A program born in the Florida Legislature has finally reached into Citrus County.
The program is known as PACE, an acronym for Property Assessed Clean Energy is a way that helps homeowners and businesses get financing for things such as new roofs, solar power and wind-mitigation products such as storm windows.
Under this plan, the PACE program managers will help homeowners and businesses with those areas, and at no cost to the county, program administrators told Citrus County Commissioners at their Jan. 9 meeting in Inverness. The program will also use local contractors to do the jobs growing out of the implementation of the program, be it commercial or residential, and will also train contractors how to perform the various associated installation and other tasks.
The idea was first floated by the League of Women Voters of Citrus County, a couple of commission meetings ago, toward the end of 2017.
One PACE representative said, PACE is a voluntary tool to do things to increase energy efficiency. It’s not just just solar, but would also encompass roofs impact windows and solar. “Local contractors have been involved in 160,000-plus properties across the nation. “More than 24 counties involved in Florida and a number of municipalities” she said.

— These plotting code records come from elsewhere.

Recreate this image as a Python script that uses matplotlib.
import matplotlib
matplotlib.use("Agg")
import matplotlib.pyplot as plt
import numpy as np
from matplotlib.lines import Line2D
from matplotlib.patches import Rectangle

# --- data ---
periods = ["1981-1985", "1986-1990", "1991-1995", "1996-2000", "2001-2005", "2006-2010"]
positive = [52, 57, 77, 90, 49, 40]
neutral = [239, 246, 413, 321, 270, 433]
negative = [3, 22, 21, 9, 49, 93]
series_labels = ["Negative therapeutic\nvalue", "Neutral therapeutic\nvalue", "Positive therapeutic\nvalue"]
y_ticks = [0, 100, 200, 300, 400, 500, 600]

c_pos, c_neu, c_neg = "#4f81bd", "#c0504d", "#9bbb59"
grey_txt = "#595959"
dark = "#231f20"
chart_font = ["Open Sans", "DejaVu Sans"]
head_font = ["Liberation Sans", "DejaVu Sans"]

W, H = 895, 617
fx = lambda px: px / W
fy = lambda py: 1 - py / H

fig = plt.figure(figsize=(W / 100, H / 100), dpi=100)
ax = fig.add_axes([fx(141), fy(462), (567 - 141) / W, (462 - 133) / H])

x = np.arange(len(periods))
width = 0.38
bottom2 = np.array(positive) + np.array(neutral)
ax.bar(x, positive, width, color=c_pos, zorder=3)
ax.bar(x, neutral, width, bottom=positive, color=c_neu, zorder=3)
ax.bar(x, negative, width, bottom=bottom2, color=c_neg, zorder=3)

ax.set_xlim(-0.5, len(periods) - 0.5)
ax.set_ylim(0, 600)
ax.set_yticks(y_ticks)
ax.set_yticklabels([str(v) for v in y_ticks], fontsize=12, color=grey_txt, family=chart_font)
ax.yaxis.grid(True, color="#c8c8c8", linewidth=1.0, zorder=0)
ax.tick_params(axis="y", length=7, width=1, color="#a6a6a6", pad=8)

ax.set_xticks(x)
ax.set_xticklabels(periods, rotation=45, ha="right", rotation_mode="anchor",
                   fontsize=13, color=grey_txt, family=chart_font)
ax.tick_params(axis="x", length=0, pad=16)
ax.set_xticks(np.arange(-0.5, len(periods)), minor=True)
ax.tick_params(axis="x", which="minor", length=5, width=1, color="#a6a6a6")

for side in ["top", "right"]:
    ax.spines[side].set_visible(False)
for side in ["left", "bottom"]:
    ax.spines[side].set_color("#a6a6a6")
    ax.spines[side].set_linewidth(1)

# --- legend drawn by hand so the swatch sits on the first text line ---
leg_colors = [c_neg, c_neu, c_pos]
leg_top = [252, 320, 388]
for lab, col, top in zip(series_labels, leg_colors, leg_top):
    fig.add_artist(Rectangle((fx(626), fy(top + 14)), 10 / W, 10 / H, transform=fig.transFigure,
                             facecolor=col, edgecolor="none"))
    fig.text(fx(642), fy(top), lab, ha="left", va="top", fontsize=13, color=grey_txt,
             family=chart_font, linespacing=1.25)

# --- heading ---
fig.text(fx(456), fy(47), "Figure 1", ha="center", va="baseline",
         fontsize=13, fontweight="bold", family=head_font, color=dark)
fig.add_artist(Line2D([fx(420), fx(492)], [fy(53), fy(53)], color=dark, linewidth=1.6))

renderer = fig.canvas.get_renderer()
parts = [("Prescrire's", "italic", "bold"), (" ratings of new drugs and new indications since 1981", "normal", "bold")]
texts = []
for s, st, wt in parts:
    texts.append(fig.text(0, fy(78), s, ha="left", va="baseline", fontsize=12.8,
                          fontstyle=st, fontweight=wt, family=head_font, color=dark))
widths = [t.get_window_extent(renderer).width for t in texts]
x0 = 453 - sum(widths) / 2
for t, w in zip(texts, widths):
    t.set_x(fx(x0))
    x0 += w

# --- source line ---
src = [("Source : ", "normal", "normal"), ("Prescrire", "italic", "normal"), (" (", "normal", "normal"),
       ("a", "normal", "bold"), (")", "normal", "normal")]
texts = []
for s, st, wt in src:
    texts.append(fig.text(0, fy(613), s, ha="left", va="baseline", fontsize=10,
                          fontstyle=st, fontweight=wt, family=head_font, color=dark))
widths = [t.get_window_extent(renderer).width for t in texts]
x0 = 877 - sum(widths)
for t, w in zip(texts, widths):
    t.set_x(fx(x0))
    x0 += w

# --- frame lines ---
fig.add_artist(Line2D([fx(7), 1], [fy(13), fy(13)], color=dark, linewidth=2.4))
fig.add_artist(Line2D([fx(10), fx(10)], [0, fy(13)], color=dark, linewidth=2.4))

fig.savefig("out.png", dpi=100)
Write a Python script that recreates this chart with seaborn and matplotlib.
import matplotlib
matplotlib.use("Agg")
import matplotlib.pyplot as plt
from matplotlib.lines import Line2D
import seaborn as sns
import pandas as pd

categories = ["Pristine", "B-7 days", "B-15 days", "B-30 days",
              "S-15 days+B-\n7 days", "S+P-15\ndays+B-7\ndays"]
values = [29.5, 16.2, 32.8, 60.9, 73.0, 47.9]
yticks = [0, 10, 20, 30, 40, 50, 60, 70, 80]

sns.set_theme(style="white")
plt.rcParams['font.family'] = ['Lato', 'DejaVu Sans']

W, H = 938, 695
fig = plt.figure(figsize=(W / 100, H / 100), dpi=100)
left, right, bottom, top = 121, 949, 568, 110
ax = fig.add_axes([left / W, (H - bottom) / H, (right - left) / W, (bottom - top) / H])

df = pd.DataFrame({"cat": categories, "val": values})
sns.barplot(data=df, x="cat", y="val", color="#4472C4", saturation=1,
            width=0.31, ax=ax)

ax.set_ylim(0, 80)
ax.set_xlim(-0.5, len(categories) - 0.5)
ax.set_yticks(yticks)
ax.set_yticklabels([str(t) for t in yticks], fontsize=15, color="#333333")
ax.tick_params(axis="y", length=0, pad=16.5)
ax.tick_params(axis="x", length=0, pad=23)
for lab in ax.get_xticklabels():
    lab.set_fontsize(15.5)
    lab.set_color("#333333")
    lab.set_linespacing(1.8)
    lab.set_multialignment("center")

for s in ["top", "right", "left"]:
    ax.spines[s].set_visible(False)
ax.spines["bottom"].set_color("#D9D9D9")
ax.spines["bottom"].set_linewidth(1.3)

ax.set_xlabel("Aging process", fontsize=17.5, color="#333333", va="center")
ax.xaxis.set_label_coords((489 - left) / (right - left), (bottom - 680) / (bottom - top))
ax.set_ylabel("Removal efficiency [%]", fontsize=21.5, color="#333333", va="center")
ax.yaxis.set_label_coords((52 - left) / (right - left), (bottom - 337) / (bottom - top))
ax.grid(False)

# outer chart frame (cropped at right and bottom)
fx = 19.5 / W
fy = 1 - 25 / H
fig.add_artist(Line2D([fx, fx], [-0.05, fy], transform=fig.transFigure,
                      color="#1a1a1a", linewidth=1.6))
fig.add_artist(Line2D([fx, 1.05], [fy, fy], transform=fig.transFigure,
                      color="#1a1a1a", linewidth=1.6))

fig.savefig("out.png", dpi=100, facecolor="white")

Under the plan, a home or business owners would pay for the cost of the product they want by way of a special assessment, payable on the yearly property tax bill. Other property owners would not be assessed, since they did not engage of PACE project, unless they, too wanted something done under the program.

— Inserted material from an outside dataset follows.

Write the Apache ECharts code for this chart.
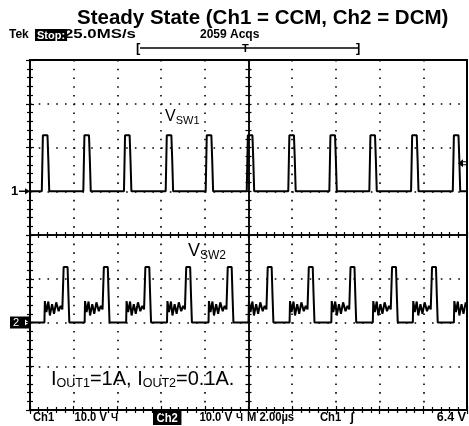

Another PACE representative from Why Green, a part of the PACE program spoke to the commissioners and said PACE has the public in mind. He said the benefits to residents and business owners include lower utility bills, insurance, no up-front out-of-pocket cash required to do improvements, pay-back times match the type of improvements (solar being the longest) … and more.
A representative from Renovate America, also part of the PACE program, said PACE Florida has a PACE statute, and that PACE will benefit business and residential sectors.
He said PACE will train local contractors, and reiterated that PACE projects are at no risk and no cost to local governments.
CJ DeSantis, Florida PACE district representative. BOCC a regulation would authorize PACE to service residents. And it would be non-advarolem tax assessment type of arrangement.
Commissioner Jeff Kinnard told the PACE representatives his biggest concern is that PACE might be a deterrent to lenders, who might view such a process as being a lending risk factor. A PACE representative said there is no empirical evidence that it is so.
County Attorney Denisa A. Dymond-Lyn asked what would happen if a home were sold before the PACE project was paid off. One PACE representative said that it would be part of the agreement between a seller and buyer.
The county commission decided that it would have the staff draft up a resolution, which will be presented at a future meeting of the Board of County Commissioners for a vote.